Daha fazla bilgi sahibi olunması, konteyner içindeki yükün yüzde yüz bilinirliğini ortaya koymuyordu. Peki, Hem kara hem de deniz itfaiyecileri yüzde yüz emin olmadıkları konteynerlere nasıl müdahale edeceklerdi ve kendilerini nasıl koruyacaklardı.

Karada çalışan itfaiyeciler için uygulanabilir operasyonel düzenlemeler yapıldı. ABD İş Güvenliği ve Sağlık Dairesi (OSHA) iş yeri güvenliği düzenlemeleri yaptı. Eğer duman ile çalışacaksanız Maske kullanın!

İtfaiyeciler temiz hava solunum cihazı kullanarak kendilerinin toksik gazlara karşı koruyabiliyorlardı. Bu maske kullanılarak sadece bir yangında hafif bir bulanıklık ve baş dönmesi olmuştu. İtfaiye amirleri olay yerinde temiz hava solunum cihazı kullanılmadan hiçbir müdahale izni vermiyor zaten. Bu cihaz sadece yangın söndürme sırasında değil, yangın sonrasında soğutma işlemleri yapılırken de kullanılıyor.

Temiz hava solunum cihazı kullanırken bulanıklık ve baş dönmesi nedeni hala bilinmese de, İtfaiyeciler kendilerini korumak için bu maskeyi kullanmaya devam etmelidir. Konteyner gemilerine müdahale için giren itfaiyeciler kendilerini korumak için duman olmasa bile bu temiz hava solunum cihazını kullanmalıdır.

Ek olarak, gemi dışı yangın söndürme eğitim programlarında hava örnekleme ekipmanları kullanımını mutlaka öğrenmenizi ve bu tip yangınlarda bu cihazı kullanmanızı öneririm.

Kıyıya yanaşık bir gemiye müdahaleye veya açıkta olan bir gemiye müdahale etmeye giderken bu gaz dedektörünü mutlaka yanınıza alını. Her hangi bir hava örnekleme cihazında algılayabileceği sınırlı sayıda madde olsa da kullanılması gereken bir cihazdır.
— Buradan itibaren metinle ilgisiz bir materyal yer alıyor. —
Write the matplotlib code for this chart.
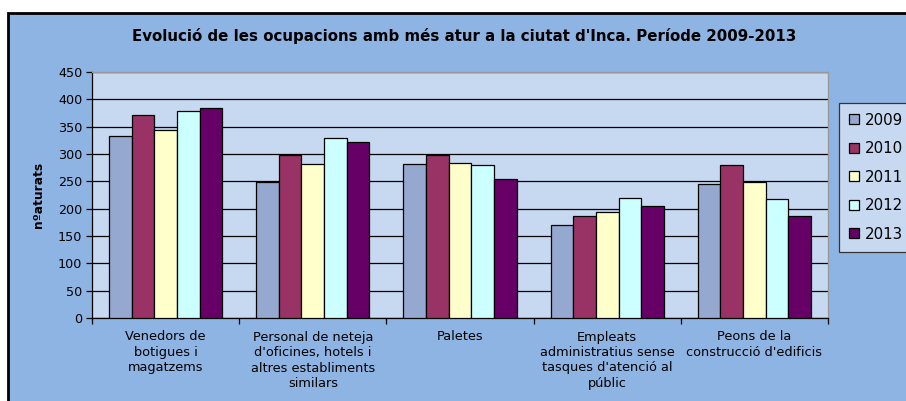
import numpy as np
import matplotlib
matplotlib.use("Agg")
import matplotlib.pyplot as plt
from matplotlib.patches import Rectangle

plt.rcParams['font.family'] = ['DejaVu Sans']

# data
categories = ["Venedors de\nbotigues i\nmagatzems",
              "Personal de neteja\nd'oficines, hotels i\naltres establiments\nsimilars",
              "Paletes",
              "Empleats\nadministratius sense\ntasques d'atenció al\npúblic",
              "Peons de la\nconstrucció d'edificis"]
years = ["2009", "2010", "2011", "2012", "2013"]
v2009 = [333, 249, 282, 171, 246]
v2010 = [371, 298, 299, 187, 279]
v2011 = [343, 282, 283, 193, 249]
v2012 = [378, 329, 280, 219, 217]
v2013 = [385, 322, 255, 204, 187]
colors = ['#95A8CF', '#993366', '#FFFFCC', '#CCFFFF', '#660066']

W, H = 906, 401
fig = plt.figure(figsize=(W / 100, H / 100), dpi=100)
fig.patch.set_facecolor('white')

# outer chart area (cropped at right and bottom)
fig.patches.append(Rectangle((8 / W, -0.05), 1.1, 1 - 13 / H + 0.05,
                             transform=fig.transFigure, facecolor='#8EB4E3',
                             edgecolor='black', lw=2, zorder=-5))

ax = fig.add_axes([92 / W, 1 - 318 / H, (828 - 92) / W, (318 - 72) / H])
ax.set_facecolor('#C6D9F1')

x = np.arange(len(categories))
bw = 1 / 6.5
series = [v2009, v2010, v2011, v2012, v2013]
for i, (vals, c) in enumerate(zip(series, colors)):
    ax.bar(x + (i - 2) * bw, vals, bw, color=c, edgecolor='black', lw=0.9,
           label=years[i], zorder=3)

ax.set_xlim(-0.5, len(categories) - 0.5)
ax.set_ylim(0, 450)
ax.set_yticks(range(0, 451, 50))
ax.yaxis.grid(True, color='black', lw=0.9, zorder=0)
ax.set_axisbelow(True)

ax.set_xticks(np.arange(-0.5, len(categories), 1))
ax.set_xticklabels([])
ax.set_xticks(x, minor=True)
ax.set_xticklabels(categories, minor=True, fontsize=9.3, linespacing=1.25)
ax.tick_params(axis='x', which='minor', length=0, pad=9)
ax.tick_params(axis='x', which='major', length=4, width=0.9)
ax.tick_params(axis='y', length=4, width=0.9, labelsize=9.2, pad=3)

for s in ['left', 'bottom']:
    ax.spines[s].set_color('black')
    ax.spines[s].set_linewidth(0.9)
for s in ['top', 'right']:
    ax.spines[s].set_color('#999999')
    ax.spines[s].set_linewidth(1)

ax.set_ylabel("nºaturats", fontsize=8.8, fontweight='bold', labelpad=9)

fig.text(464 / W, 1 - 36 / H,
         "Evolució de les ocupacions amb més atur a la ciutat d'Inca. Període 2009-2013",
         ha='center', va='center', fontsize=10.85, fontweight='bold')

leg = ax.legend(loc='upper left', bbox_to_anchor=(839 / W, 1 - 103 / H),
                bbox_transform=fig.transFigure, borderaxespad=0, fontsize=10.8,
                handlelength=0.65, handleheight=0.65, handletextpad=0.45,
                labelspacing=0.9, borderpad=0.65, fancybox=False,
                framealpha=1, facecolor='#C6D9F1', edgecolor='#333333')
leg.get_frame().set_linewidth(0.9)
leg.set_clip_on(False)

fig.savefig("out.png", dpi=100)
Gemilerin kendi hava örnekleme ekipmanları olabilir. Ancak her zaman kendi hava örnekleme cihazınızı kullanmanızı öneririm. Çünkü kendi cihazınızın doğru örnekleme yaptığını ve doğru çalıştığının biliyorsunuz.

Kara kökenli itfaiyeciler gemilerde fazla çalışmadığı için gemilerde oluşan yangınlara daha az müdahale etme imkânları vardır. Ancak müdahale etme şansı bulmuşlar ise özellikle yapım yılı eski olan gemilerde sıkça karşılaştıkları sorun, yangın müdahale ekipmanlarının kontrollerinin yapılmamış olduğu, patlayan hortumlar, sıkışmış vanalar ve yangın söndürme pompalarında oluşan arızalar ile karşılaşılmaktadır.

Gemi güvertesi altında oluşabilecek yangınlarda ilk önce CO2 otomatik söndürme sistemlerinin devreye girdiğinden emin olun. Gemi limana yanaşık ise, kara itfaiyecileri yüklü konteynerleri liman üstüne boşaltabilir. Konteynerlerin gemiden indirilmesi önerilen bir prosedürdür. Hem çalışanlar için hem de kara itfaiyecileri için güvenlik açısından önemlidir.

Bu işlemlerin tümünün yapılması itfaiyecilerin tüm risklerini ortadan kaldırmaz. Ancak eğitimli ve donanımlı olunduğunda riskleri azaltabiliriz. Kara temelli itfaiyeciler için gemi içine girmek farklı bir dünya içine girmek gibidir. İtfaiyecileri güvende tutmak için uygun eğitimleri ve özel ekipmanları olmadan gemi yangınlarında çalışmalarına izin verilmemeli.